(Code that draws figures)
************

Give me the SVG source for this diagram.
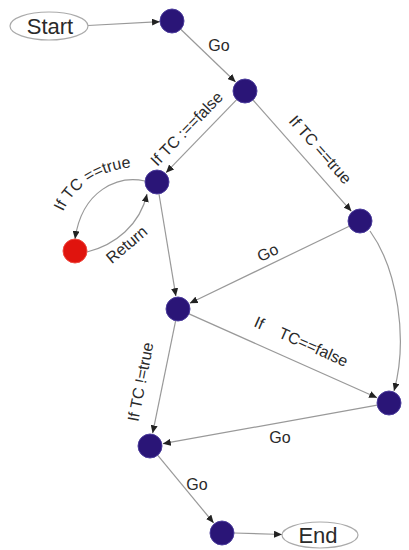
<svg xmlns="http://www.w3.org/2000/svg" width="409" height="550" viewBox="0 0 409 550">
<style>
.e{fill:none;stroke:#999;stroke-width:1.2;marker-end:url(#ah)}
.n{fill:#2a1577;stroke:#4b3c9c;stroke-width:1}
.r{fill:#e0140e;stroke:#f04a40;stroke-width:1}
.t{font-family:"Liberation Sans",Arial,sans-serif;font-size:16px;fill:#2a2a2a;text-anchor:middle}
.big{font-family:"Liberation Sans",Arial,sans-serif;font-size:22px;fill:#2a2a2a;text-anchor:middle}
.term{fill:#fff;stroke:#aaa;stroke-width:1.2}
</style>
<defs>
<marker id="ah" markerUnits="userSpaceOnUse" markerWidth="8" markerHeight="7" refX="8" refY="3.5" orient="auto">
<path d="M0,0 L8,3.5 L0,7 z" fill="#222"/>
</marker>
<path id="tp1" d="M 58,228 C 66,186 105,165 148,167"/>
</defs>
<rect width="409" height="550" fill="#fff"/>
<g id="connectors">
<path class="e" d="M 88,25.5 L 160,21.7"/>
<path class="e" d="M 180.7,29.3 L 235.6,82"/>
<path class="e" d="M 236.7,99.6 L 166,172.7"/>
<path class="e" d="M 253,100 L 351.4,211.3"/>
<path class="e" d="M 145,181 C 118,175 82,190 75,239"/>
<path class="e" d="M 87,252 C 115,245 140,225 147,194"/>
<path class="e" d="M 159,194 L 175.9,296.2"/>
<path class="e" d="M 349.2,226.2 L 189.7,303.3"/>
<path class="e" d="M 370,231 C 398,270 408,340 394,391"/>
<path class="e" d="M 189,313.9 L 377.1,397.7"/>
<path class="e" d="M 175.6,320.8 L 152.6,433.3"/>
<path class="e" d="M 377.2,405.1 L 162.8,443.7"/>
<path class="e" d="M 157.6,455.2 L 213.7,523"/>
<path class="e" d="M 234,533 L 282,534.5"/>
<text class="t" x="219" y="51">Go</text>
<text class="t" transform="translate(187,129) rotate(-46)" y="5">If TC :==false</text>
<text class="t" transform="translate(320,150) rotate(48.5)" y="5">If TC ==true</text>
<text class="t"><textPath href="#tp1" startOffset="50%">If TC ==true</textPath></text>
<text class="t" transform="translate(127,245) rotate(-40)" y="5">Return</text>
<text class="t" transform="translate(268,253) rotate(-26)" y="5">Go</text>
<text class="t" transform="translate(301,342) rotate(24)" y="5">If<tspan dx="18">TC==false</tspan></text>
<text class="t" transform="translate(141,382) rotate(-79)" y="5">If TC !=true</text>
<text class="t" x="280" y="443">Go</text>
<text class="t" x="197" y="490">Go</text>
</g>
<g id="start"><ellipse class="term" cx="49" cy="26" rx="39" ry="14"/><text class="big" x="50" y="34">Start</text></g>
<g id="n1"><circle class="n" cx="172" cy="21" r="12"/></g>
<g id="n2"><circle class="n" cx="245" cy="91" r="12"/></g>
<g id="n3"><circle class="n" cx="157" cy="182" r="12"/></g>
<g id="n4"><circle class="r" cx="75" cy="251" r="12"/></g>
<g id="n5"><circle class="n" cx="360" cy="221" r="12"/></g>
<g id="n6"><circle class="n" cx="178" cy="309" r="12"/></g>
<g id="n7"><circle class="n" cx="389" cy="403" r="12"/></g>
<g id="n8"><circle class="n" cx="150" cy="446" r="12"/></g>
<g id="n9"><circle class="n" cx="222" cy="533" r="12"/></g>
<g id="end"><ellipse class="term" cx="320" cy="535" rx="38" ry="13"/><text class="big" x="318" y="543">End</text></g>
</svg>
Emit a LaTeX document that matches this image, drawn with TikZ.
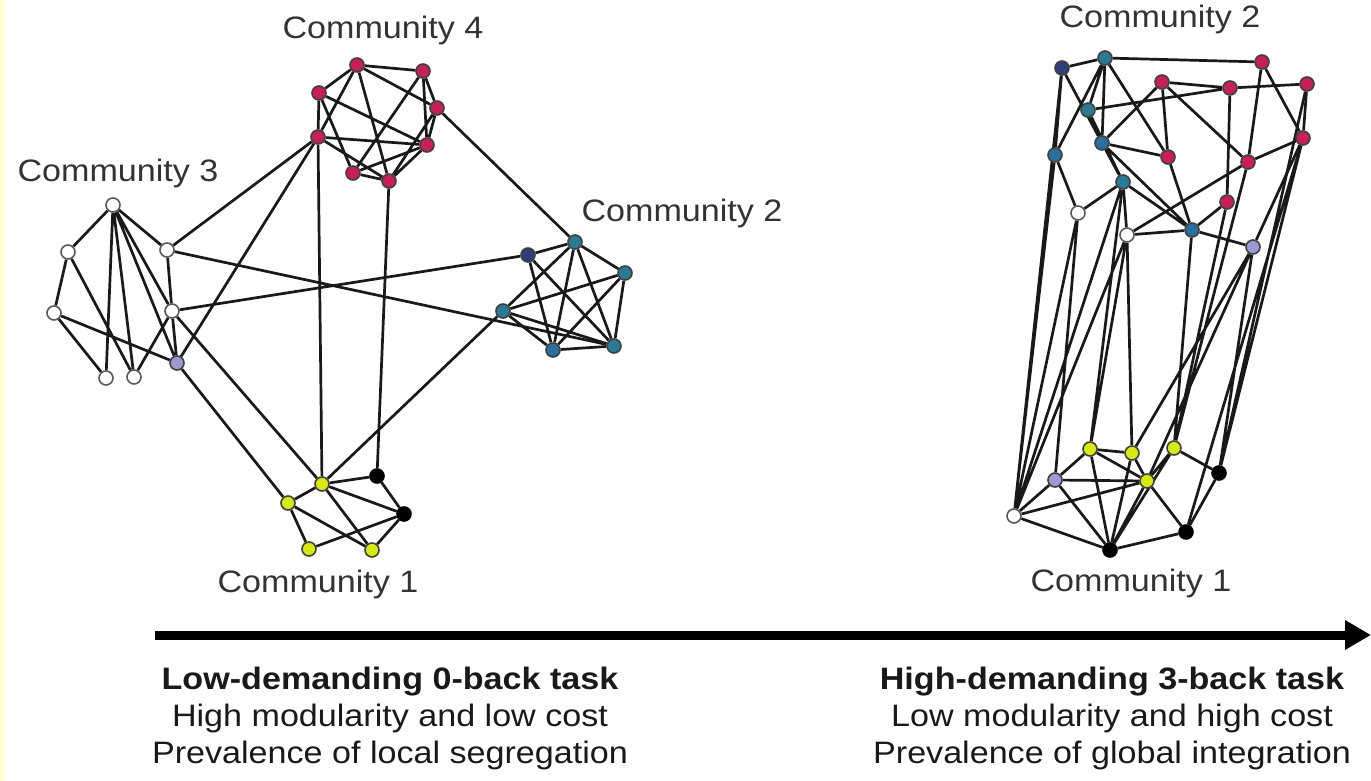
\documentclass[tikz,border=0pt]{standalone}
\usepackage{fontspec}
\setmainfont{Liberation Sans}[FakeStretch=1.1]
\usepackage{tikz}
\usetikzlibrary{positioning,arrows.meta,backgrounds}
\definecolor{CommPink}{HTML}{C81E5A}
\definecolor{CommTeal}{HTML}{2B7A95}
\definecolor{CommNavy}{HTML}{2E3F78}
\definecolor{CommBlue}{HTML}{2A6FA0}
\definecolor{CommYellow}{HTML}{D6EA12}
\definecolor{CommLav}{HTML}{9C9AD0}
\definecolor{EdgeYellow}{HTML}{FFFCCF}

\begin{document}
\begin{tikzpicture}[
  x=0.5pt,y=-0.5pt,
  every node/.style={font=\fontsize{15.5}{18.5}\selectfont},
  nd/.style={circle,draw=black!75,line width=0.8pt,inner sep=0pt,minimum size=7pt},
  pk/.style={nd,fill=CommPink},
  tl/.style={nd,fill=CommTeal},
  nv/.style={nd,fill=CommNavy},
  bl/.style={nd,fill=CommBlue},
  yl/.style={nd,fill=CommYellow},
  wt/.style={nd,fill=white,draw=black!65},
  lv/.style={nd,fill=CommLav},
  bk/.style={nd,fill=black,draw=black},
  lnk/.style={line width=1.35pt,draw=black!90},
  lbl/.style={text=black!80},
  task/.style={text=black!90,align=center},
  axis/.style={line width=4.5pt,-{Triangle[length=13pt,width=14pt]}}
]
  \useasboundingbox (0,0) rectangle (1371,781);
  \fill[EdgeYellow] (0,0) rectangle (4,781);

  % low-demanding network: community 4
  \node[pk] (a1) at (357,65) {};
  \node[pk] (a2) at (423,71) {};
  \node[pk] (a3) at (437,108) {};
  \node[pk] (a4) at (319,93) {};
  \node[pk] (a5) at (318,137) {};
  \node[pk] (a6) at (427,145) {};
  \node[pk] (a7) at (353,173) {};
  \node[pk] (a8) at (389,181) {};
  % community 3
  \node[wt] (b1) at (113,205) {};
  \node[wt] (b2) at (68,252) {};
  \node[wt] (b3) at (167,250) {};
  \node[wt] (b4) at (54,313) {};
  \node[wt] (b5) at (172,311) {};
  \node[wt] (b6) at (106,378) {};
  \node[wt] (b7) at (134,377) {};
  \node[lv] (b8) at (177,363) {};
  % community 2
  \node[tl] (c1) at (575,242) {};
  \node[nv] (c2) at (528,255) {};
  \node[tl] (c3) at (625,273) {};
  \node[tl] (c4) at (503,311) {};
  \node[bl] (c5) at (553,350) {};
  \node[tl] (c6) at (614,346) {};
  % community 1
  \node[yl] (d1) at (322,484) {};
  \node[yl] (d2) at (288,503) {};
  \node[yl] (d3) at (309,549) {};
  \node[yl] (d4) at (372,550) {};
  \node[bk] (d5) at (377,476) {};
  \node[bk] (d6) at (404,514) {};

  \node[lbl] (c4lbl) at (383,30) {Community 4};
  \node[lbl] (c3lbl) at (118,173) {Community 3};
  \node[lbl] (c2lbl) at (682,213) {Community 2};
  \node[lbl] (c1lbl) at (318,584) {Community 1};

  % high-demanding network
  \node[nv] (p1) at (1062,68) {};
  \node[tl] (p2) at (1105,58) {};
  \node[pk] (p3) at (1262,62) {};
  \node[pk] (p4) at (1162,82) {};
  \node[pk] (p5) at (1230,88) {};
  \node[pk] (p6) at (1307,84) {};
  \node[tl] (p7) at (1088,110) {};
  \node[bl] (p8) at (1102,143) {};
  \node[bl] (p9) at (1055,155) {};
  \node[pk] (p10) at (1168,157) {};
  \node[pk] (p11) at (1248,162) {};
  \node[pk] (p12) at (1303,138) {};
  \node[tl] (p13) at (1123,182) {};
  \node[pk] (p14) at (1227,202) {};
  \node[wt] (p15) at (1078,213) {};
  \node[wt] (p16) at (1127,235) {};
  \node[bl] (p17) at (1192,230) {};
  \node[lv] (p18) at (1253,247) {};
  \node[yl] (q1) at (1090,449) {};
  \node[yl] (q2) at (1132,453) {};
  \node[yl] (q3) at (1174,448) {};
  \node[yl] (q4) at (1147,481) {};
  \node[lv] (q5) at (1055,480) {};
  \node[bk] (q6) at (1219,473) {};
  \node[wt] (q7) at (1014,516) {};
  \node[bk] (q8) at (1186,532) {};
  \node[bk] (q9) at (1110,550) {};

  \node[lbl] (r2lbl) at (1160,19) {Community 2};
  \node[lbl] (r1lbl) at (1131,583) {Community 1};

  \begin{scope}[on background layer]
    \draw[lnk] (a1)--(a2) (a1)--(a3) (a1)--(a4) (a1)--(a5) (a1)--(a8) (a2)--(a3)
      (a2)--(a6) (a2)--(a7) (a4)--(a5) (a4)--(a6) (a4)--(a7) (a5)--(a6) (a5)--(a8)
      (a3)--(a6) (a3)--(a8) (a6)--(a7) (a7)--(a8) (a6)--(a8);
    \draw[lnk] (b1)--(b2) (b1)--(b3) (b1)--(b6) (b1)--(b7) (b1)--(b5) (b1)--(b8)
      (b2)--(b4) (b2)--(b7) (b4)--(b6) (b4)--(b8) (b3)--(b5) (b5)--(b7) (b5)--(b8);
    \draw[lnk] (c1)--(c2) (c1)--(c3) (c1)--(c4) (c1)--(c5) (c1)--(c6) (c2)--(c6)
      (c2)--(c5) (c3)--(c4) (c3)--(c5) (c3)--(c6) (c4)--(c5) (c4)--(c6) (c5)--(c6);
    \draw[lnk] (d1)--(d2) (d1)--(d5) (d1)--(d6) (d1)--(d4) (d2)--(d3) (d2)--(d4)
      (d3)--(d6) (d4)--(d6) (d5)--(d6);
    \draw[lnk] (a5)--(b3) (a5)--(b8) (a5)--(d1) (a8)--(d5) (a3)--(c1) (b3)--(c6)
      (b5)--(c2) (d1)--(c4) (b8)--(d2) (b5)--(d1);
    % high-demanding links
    \draw[lnk] (p1)--(p2) (p2)--(p3) (p1)--(p9) (p1)--(p8) (p2)--(p9) (p2)--(p7)
      (p2)--(p10) (p2)--(p8) (p7)--(p5) (p4)--(p5) (p5)--(p6) (p4)--(p8) (p4)--(p10)
      (p4)--(p11) (p3)--(p12) (p3)--(p11) (p6)--(p12) (p5)--(p14) (p8)--(p10)
      (p8)--(p13) (p8)--(p17) (p9)--(p15) (p15)--(p13) (p10)--(p17) (p12)--(p11)
      (p11)--(p16) (p13)--(p16) (p16)--(p17) (p17)--(p18) (p14)--(p17) (p13)--(p17)
      (p7)--(p13) (p12)--(p18);
    \draw[lnk] (q7)--(p9) (q7)--(p1) (q7)--(p15) (q7)--(p16) (q7)--(p13) (q5)--(p15)
      (q1)--(p13) (q1)--(p16) (q2)--(p16) (q3)--(p17) (q2)--(p18) (q4)--(p18)
      (q6)--(p12) (q6)--(p18) (q8)--(p12) (q3)--(p14) (q3)--(p11) (q6)--(p6);
    \draw[lnk] (q5)--(q1) (q1)--(q4) (q1)--(q9) (q2)--(q4) (q3)--(q4) (q3)--(q6)
      (q4)--(q9) (q4)--(q8) (q6)--(q8) (q8)--(q9) (q7)--(q9) (q7)--(q5) (q7)--(q4)
      (q5)--(q9) (q1)--(q2) (q3)--(q9) (q2)--(q9) (q5)--(q4);
  \end{scope}

  % task axis
  \coordinate (ax0) at (155,635);
  \coordinate (ax1) at (1371,635);
  \draw[axis] (ax0) -- (ax1);

  \node[task] (lowtask) at (390,718) {\textbf{Low-demanding 0-back task}\\
    High modularity and low cost\\ Prevalence of local segregation};
  \node[task] (hightask) at (1112,718) {\textbf{High-demanding 3-back task}\\
    Low modularity and high cost\\ Prevalence of global integration};
\end{tikzpicture}
\end{document}
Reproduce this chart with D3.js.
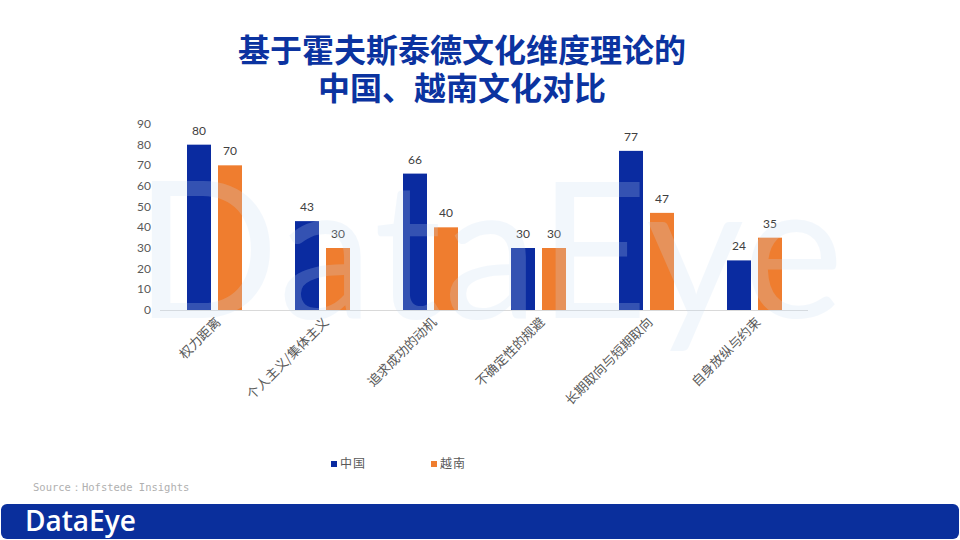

************

Above are some records; extract exactly the lines from the one containing "Emit a LaTeX" through the one containing "(0,0) rectangle (4,781);" and drop the pictures.

Emit a LaTeX document that matches this image, drawn with TikZ.
\documentclass[tikz,border=0pt]{standalone}
\usepackage{fontspec}
\setmainfont{Liberation Sans}[FakeStretch=1.1]
\usepackage{tikz}
\usetikzlibrary{positioning,arrows.meta,backgrounds}
\definecolor{CommPink}{HTML}{C81E5A}
\definecolor{CommTeal}{HTML}{2B7A95}
\definecolor{CommNavy}{HTML}{2E3F78}
\definecolor{CommBlue}{HTML}{2A6FA0}
\definecolor{CommYellow}{HTML}{D6EA12}
\definecolor{CommLav}{HTML}{9C9AD0}
\definecolor{EdgeYellow}{HTML}{FFFCCF}

\begin{document}
\begin{tikzpicture}[
  x=0.5pt,y=-0.5pt,
  every node/.style={font=\fontsize{15.5}{18.5}\selectfont},
  nd/.style={circle,draw=black!75,line width=0.8pt,inner sep=0pt,minimum size=7pt},
  pk/.style={nd,fill=CommPink},
  tl/.style={nd,fill=CommTeal},
  nv/.style={nd,fill=CommNavy},
  bl/.style={nd,fill=CommBlue},
  yl/.style={nd,fill=CommYellow},
  wt/.style={nd,fill=white,draw=black!65},
  lv/.style={nd,fill=CommLav},
  bk/.style={nd,fill=black,draw=black},
  lnk/.style={line width=1.35pt,draw=black!90},
  lbl/.style={text=black!80},
  task/.style={text=black!90,align=center},
  axis/.style={line width=4.5pt,-{Triangle[length=13pt,width=14pt]}}
]
  \useasboundingbox (0,0) rectangle (1371,781);
  \fill[EdgeYellow] (0,0) rectangle (4,781);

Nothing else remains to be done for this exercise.